STATED EXERCISE: Your task is to retype, word for word, the lines from the start of the data through the line holding "(p5.east) -- (g5.west);". Do not include the pictures.

GIVEN INFORMATION:

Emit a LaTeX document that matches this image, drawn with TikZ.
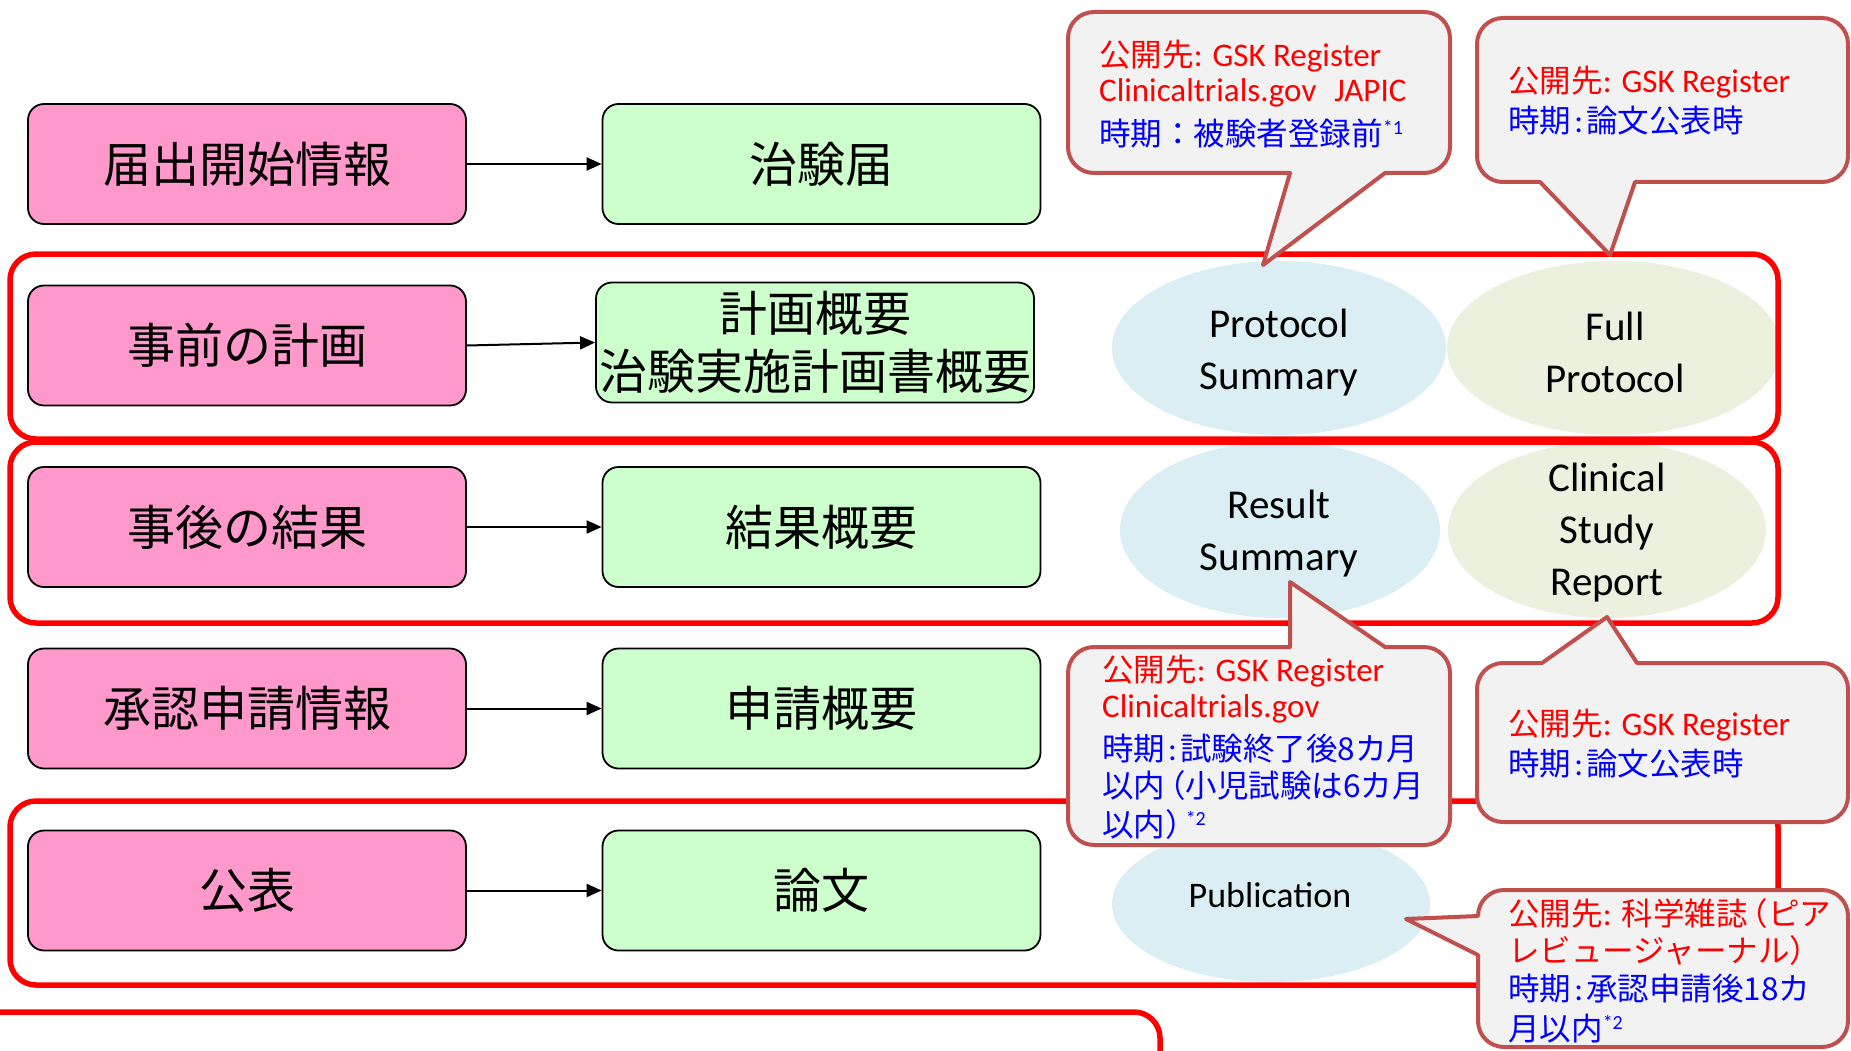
\documentclass[tikz,border=0pt]{standalone}
\usepackage{fontspec}
\setmainfont{Carlito}
\newfontfamily\jp{Noto Sans CJK JP}
\newfontfamily\jc[Scale=0.955]{Noto Sans CJK JP}
\usetikzlibrary{arrows.meta,shapes.geometric}
\definecolor{pinkfill}{HTML}{FF99CC}
\definecolor{greenfill}{HTML}{CCFFCC}
\definecolor{ellblue}{HTML}{DAEEF3}
\definecolor{ellolive}{HTML}{EBF1DE}
\definecolor{callfill}{HTML}{F2F2F2}
\definecolor{callborder}{HTML}{C0504D}
\newcommand\supmark[1]{\raisebox{11pt}{\fontsize{20}{20}\selectfont #1}}
\begin{document}
\begin{tikzpicture}[x=1pt,y=-1pt,
  pinkbox/.style={draw=black, line width=1.8pt, fill=pinkfill, rounded corners=16pt,
    minimum width=438pt, minimum height=120pt, inner sep=0pt,
    font=\jp\fontsize{48}{58}\selectfont, align=center},
  greenbox/.style={pinkbox, fill=greenfill},
  arrowline/.style={-{Triangle[length=15pt,width=13pt]}, line width=2pt},
  redframe/.style={draw=red, line width=5.5pt, rounded corners=26pt},
  bubble/.style={draw=callborder, fill=callfill, line width=4pt, line join=round},
  elltext/.style={inner sep=0pt, align=center, font=\fontsize{41}{52}\selectfont},
  ellnode/.style={ellipse, draw=none, inner sep=0pt},
  redtxt/.style={text=red, anchor=base west, inner sep=0pt, font=\fontsize{33}{37}\selectfont},
  bluetxt/.style={redtxt, text=blue}
]
\useasboundingbox (0,0) rectangle (1851,1051);
\clip (0,0) rectangle (1851,1051);
\fill[white] (0,0) rectangle (1851,1051);

% left column boxes
\node[pinkbox] (p1) at (247,164) {届出開始情報};
\node[pinkbox] (p2) at (247,345.5) {事前の計画};
\node[pinkbox] (p3) at (247,527) {事後の結果};
\node[pinkbox] (p4) at (247,708.5) {承認申請情報};
\node[pinkbox] (p5) at (247,890.5) {公表};

\node[greenbox] (g1) at (821.5,164) {治験届};
\node[greenbox] (g2) at (815,342.5) {計画概要\\治験実施計画書概要};
\node[greenbox] (g3) at (821.5,527) {結果概要};
\node[greenbox] (g4) at (821.5,708.5) {申請概要};
\node[greenbox] (g5) at (821.5,890.5) {論文};

\draw[arrowline] (p1.east) -- (g1.west);
\draw[arrowline] (p2.east) -- (g2.west);
\draw[arrowline] (p3.east) -- (g3.west);
\draw[arrowline] (p4.east) -- (g4.west);
\draw[arrowline] (p5.east) -- (g5.west);

% ellipses
\node[ellnode, fill=ellblue, minimum width=334pt, minimum height=174pt] (eps) at (1279,348) {};
\node[ellnode, fill=ellolive, minimum width=334pt, minimum height=174pt] (efp) at (1614,348) {};
\node[ellnode, fill=ellblue, minimum width=320pt, minimum height=176pt] (ers) at (1280,530) {};
\node[ellnode, fill=ellolive, minimum width=318pt, minimum height=176pt] (ecsr) at (1607,530) {};
\node[ellnode, fill=ellblue, minimum width=318pt, minimum height=156pt] (epub) at (1271,904) {};

\node[elltext] (tps) at (1279,353) {Protocol\\Summary};
\node[elltext] (tfp) at (1615,352) {Full\\Protocol};
\node[elltext] (trs) at (1279,534) {Result\\Summary};
\node[elltext] (tcsr) at (1607,533) {Clinical\\Study\\Report};
\node[inner sep=0pt, font=\fontsize{36}{42}\selectfont] (tpub) at (1270,895) {Publication};

% red frames
\draw[redframe] (10,254) rectangle (1778,439);
\draw[redframe] (10,442) rectangle (1778,623);
\draw[redframe] (10,801) rectangle (1778,985);
\draw[redframe] (-60,1012) rectangle (1160,1120);

% callout A
\draw[bubble] (1094,12) -- (1424,12) .. controls (1438.4,12) and (1450,23.6) .. (1450,38)
  -- (1450,147) .. controls (1450,161.4) and (1438.4,173) .. (1424,173)
  -- (1385,173) -- (1263,265) -- (1290,173)
  -- (1094,173) .. controls (1079.6,173) and (1068,161.4) .. (1068,147)
  -- (1068,38) .. controls (1068,23.6) and (1079.6,12) .. (1094,12) -- cycle;
\node[redtxt] (a1) at (1099,67) {{\jc 公開先}: GSK Register};
\node[redtxt] (a2) at (1099,102) {Clinicaltrials.gov\hspace{18pt}JAPIC};
\node[bluetxt] (a3) at (1099,146) {{\jc 時期：被験者登録前}\supmark{*1}};

% callout B
\draw[bubble] (1503,18) -- (1822,18) .. controls (1836.4,18) and (1848,29.6) .. (1848,44)
  -- (1848,156) .. controls (1848,170.4) and (1836.4,182) .. (1822,182)
  -- (1635,182) -- (1610,255) -- (1540,182)
  -- (1503,182) .. controls (1488.6,182) and (1477,170.4) .. (1477,156)
  -- (1477,44) .. controls (1477,29.6) and (1488.6,18) .. (1503,18) -- cycle;
\node[redtxt] (b1) at (1508,93) {{\jc 公開先}: GSK Register};
\node[bluetxt] (b2) at (1508,133) {{\jc 時期}\hspace{3pt}:\hspace{3pt}{\jc 論文公表時}};

% callout C
\draw[bubble] (1094,647) -- (1290,647) -- (1290,582) -- (1385,647)
  -- (1424,647) .. controls (1438.4,647) and (1450,658.6) .. (1450,673)
  -- (1450,819) .. controls (1450,833.4) and (1438.4,845) .. (1424,845)
  -- (1094,845) .. controls (1079.6,845) and (1068,833.4) .. (1068,819)
  -- (1068,673) .. controls (1068,658.6) and (1079.6,647) .. (1094,647) -- cycle;
\node[redtxt] (c1) at (1102,681) {{\jc 公開先}: GSK Register};
\node[redtxt] (c2) at (1102,717) {Clinicaltrials.gov};
\node[bluetxt] (c3) at (1102,760) {{\jc 時期}\hspace{3pt}:\hspace{3pt}{\jc 試験終了後8カ月}};
\node[bluetxt] (c4) at (1102,797) {{\jc 以内\kern-11pt（小児試験は6カ月}};
\node[bluetxt] (c5) at (1102,836) {{\jc 以内）\kern-11pt}\supmark{*2}};

% callout D
\draw[bubble] (1503,663) -- (1542,663) -- (1607,617) -- (1637,663)
  -- (1822,663) .. controls (1836.4,663) and (1848,674.6) .. (1848,689)
  -- (1848,796) .. controls (1848,810.4) and (1836.4,822) .. (1822,822)
  -- (1503,822) .. controls (1488.6,822) and (1477,810.4) .. (1477,796)
  -- (1477,689) .. controls (1477,674.6) and (1488.6,663) .. (1503,663) -- cycle;
\node[redtxt] (d1) at (1508,735) {{\jc 公開先}: GSK Register};
\node[bluetxt] (d2) at (1508,775) {{\jc 時期}\hspace{3pt}:\hspace{3pt}{\jc 論文公表時}};

% callout E
\draw[bubble] (1504,890) -- (1822,890) .. controls (1836.4,890) and (1848,901.6) .. (1848,916)
  -- (1848,1021) .. controls (1848,1035.4) and (1836.4,1047) .. (1822,1047)
  -- (1504,1047) .. controls (1489.6,1047) and (1478,1035.4) .. (1478,1021)
  -- (1478,955) -- (1406,919) -- (1478,916)
  .. controls (1478,901.6) and (1489.6,890) .. (1504,890) -- cycle;
\node[redtxt] (e1) at (1508,925) {{\jc 公開先}: {\jc 科学雑誌\kern-11pt（ピア}};
\node[redtxt] (e2) at (1508,962) {{\jc レビュージャーナル）}};
\node[bluetxt] (e3) at (1508,1000) {{\jc 時期}\hspace{3pt}:\hspace{3pt}{\jc 承認申請後18カ}};
\node[bluetxt] (e4) at (1508,1040) {{\jc 月以内}\supmark{*2}};
\end{tikzpicture}
\end{document}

SOLUTION TO THIS TASK:
Emit a LaTeX document that matches this image, drawn with TikZ.
\documentclass[tikz,border=0pt]{standalone}
\usepackage{fontspec}
\setmainfont{Carlito}
\newfontfamily\jp{Noto Sans CJK JP}
\newfontfamily\jc[Scale=0.955]{Noto Sans CJK JP}
\usetikzlibrary{arrows.meta,shapes.geometric}
\definecolor{pinkfill}{HTML}{FF99CC}
\definecolor{greenfill}{HTML}{CCFFCC}
\definecolor{ellblue}{HTML}{DAEEF3}
\definecolor{ellolive}{HTML}{EBF1DE}
\definecolor{callfill}{HTML}{F2F2F2}
\definecolor{callborder}{HTML}{C0504D}
\newcommand\supmark[1]{\raisebox{11pt}{\fontsize{20}{20}\selectfont #1}}
\begin{document}
\begin{tikzpicture}[x=1pt,y=-1pt,
  pinkbox/.style={draw=black, line width=1.8pt, fill=pinkfill, rounded corners=16pt,
    minimum width=438pt, minimum height=120pt, inner sep=0pt,
    font=\jp\fontsize{48}{58}\selectfont, align=center},
  greenbox/.style={pinkbox, fill=greenfill},
  arrowline/.style={-{Triangle[length=15pt,width=13pt]}, line width=2pt},
  redframe/.style={draw=red, line width=5.5pt, rounded corners=26pt},
  bubble/.style={draw=callborder, fill=callfill, line width=4pt, line join=round},
  elltext/.style={inner sep=0pt, align=center, font=\fontsize{41}{52}\selectfont},
  ellnode/.style={ellipse, draw=none, inner sep=0pt},
  redtxt/.style={text=red, anchor=base west, inner sep=0pt, font=\fontsize{33}{37}\selectfont},
  bluetxt/.style={redtxt, text=blue}
]
\useasboundingbox (0,0) rectangle (1851,1051);
\clip (0,0) rectangle (1851,1051);
\fill[white] (0,0) rectangle (1851,1051);

% left column boxes
\node[pinkbox] (p1) at (247,164) {届出開始情報};
\node[pinkbox] (p2) at (247,345.5) {事前の計画};
\node[pinkbox] (p3) at (247,527) {事後の結果};
\node[pinkbox] (p4) at (247,708.5) {承認申請情報};
\node[pinkbox] (p5) at (247,890.5) {公表};

\node[greenbox] (g1) at (821.5,164) {治験届};
\node[greenbox] (g2) at (815,342.5) {計画概要\\治験実施計画書概要};
\node[greenbox] (g3) at (821.5,527) {結果概要};
\node[greenbox] (g4) at (821.5,708.5) {申請概要};
\node[greenbox] (g5) at (821.5,890.5) {論文};

\draw[arrowline] (p1.east) -- (g1.west);
\draw[arrowline] (p2.east) -- (g2.west);
\draw[arrowline] (p3.east) -- (g3.west);
\draw[arrowline] (p4.east) -- (g4.west);
\draw[arrowline] (p5.east) -- (g5.west);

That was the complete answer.